Prefetching Data for Intel Xeon Phi
“Prefetching on a coprocessor such as the Intel Xeon Phi coprocessor can be more important than on a main CPU such as the Intel Xeon CPUs. Since the cores on the Intel Xeon Phi coprocessor are in-order, they cannot hide memory latency as compared to an out-of-order CPU. In addition, since a coprocessor does not have an L3 cache, L2 misses must then access the slower memory subsystem.”
OpenMP and OpenCL on Intel Xeon Phi
“In a heterogeneous system that combines both the Intel Xeon CPU and the Intel Xeon Phi coprocessor, there are various options available to optimize applications. Whether one has an advantage over another is somewhat dependent on the application that is being run. Comparisons can be made comparing the two methods, as long as the algorithm lends itself to run and take advantage of either OpenMP or OpenCL.”

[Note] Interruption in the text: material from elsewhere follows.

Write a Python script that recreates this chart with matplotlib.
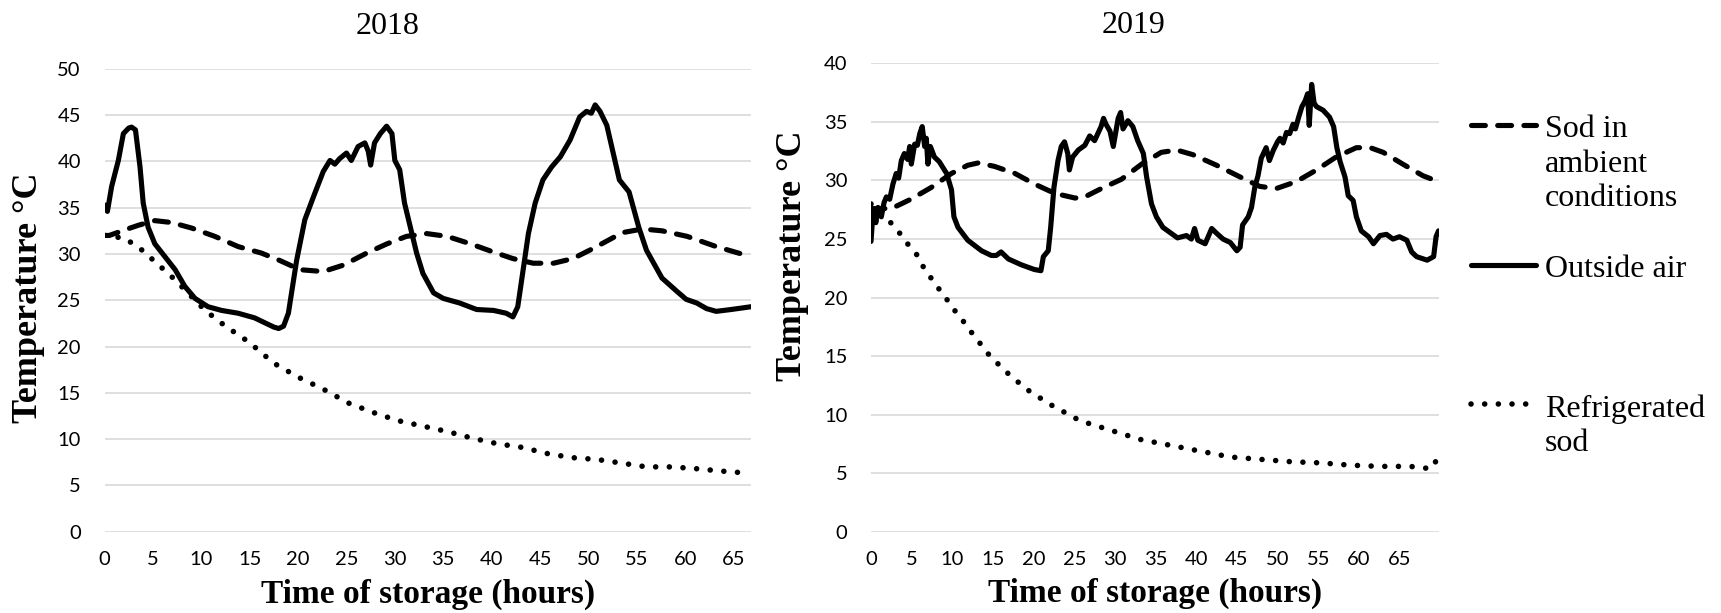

Optimization Through Profiling
Through profiling, developers and users can get ideas on where an application’s hotspots are, in order to optimize certain sections of the code. In addition to locating where time is spent within an application, profiling tools can locate where there is little or no parallelism and a number of other factors that may affect performance. Performance tuning can help tremendously in many cases.